Un memoir costruito come una lunga lettera a sua nipote Soraya, in cui l’autrice racconta la storia della famiglia Scego che è la storia di un popolo intero, sradicato e lacerato. In questo dialogo intergenerazionale e dal forte coinvolgimento emotivo, si ripercorre ciò che la Somalia ha subìto nell’arco di secoli: dalla dittatura di Siad Barre all’occupazione italiana, fino agli scontri nella capitale Mogadiscio tra le ostilità della popolazione locale.
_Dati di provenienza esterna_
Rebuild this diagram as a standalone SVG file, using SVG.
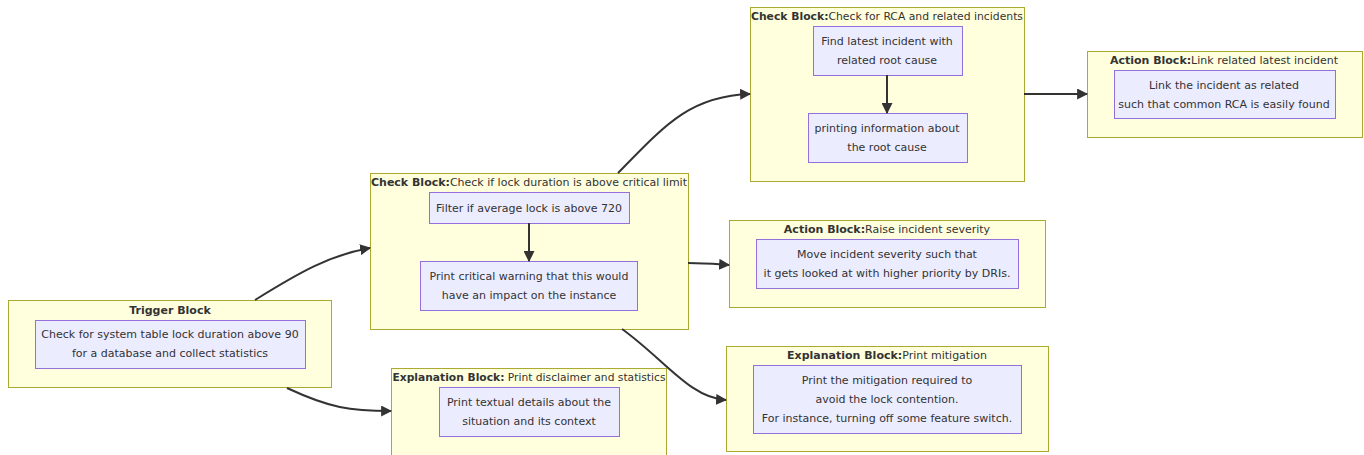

Attraverso questo romanzo, che rientra tra i 12 candidati al Premio Strega 2023, Igiaba Scego narra della fuga in Italia, della disperazione dell’essere profughi e delle umiliazioni subìte da neri in un paese di bianchi, e mescolando la lingua di Dante alle sonorità somale dà voce ai ricordi di sua madre, la sua hooyo, che partì alla volta di Mogadiscio poco prima dello scoppio degli scontri del 1991 gettando nello sconforto una figlia ancora troppo giovane per sopportarne un’eventuale e disgraziata perdita, ma che nell’alfabeto e nella narrativa ha ricercato sollievo e cura.
A questo racconto lirico, l’autrice accosta riflessioni su tematiche che si rincorrono nel tempo ma che continuano ad essere estremamente attuali, dalla rivendicazione al diritto all’istruzione delle donne islamiche alle interminabili guerre che affliggono il nostro pianeta.
Come Cassandra, figlia di Ecuba e Priamo, che osserva una Troia sanguinante e piena di cicatrici, Igiaba Scego ricorda la sua Mogadiscio smembrata. Ma, come afferma proprio l’autrice, “la storia può toglierci la casa, ma non la voce; può accecare i nostri occhi, ma mai, mai la nostra memoria”.
Ilaria, Giunti al Punto Corigliano Calabro
Anche questa lettera è in perenne divenire, una base da cui partire per riflettere su di noi. Come famiglia. Come diaspora. Per curarci. Dal Jirro che ci balla dentro.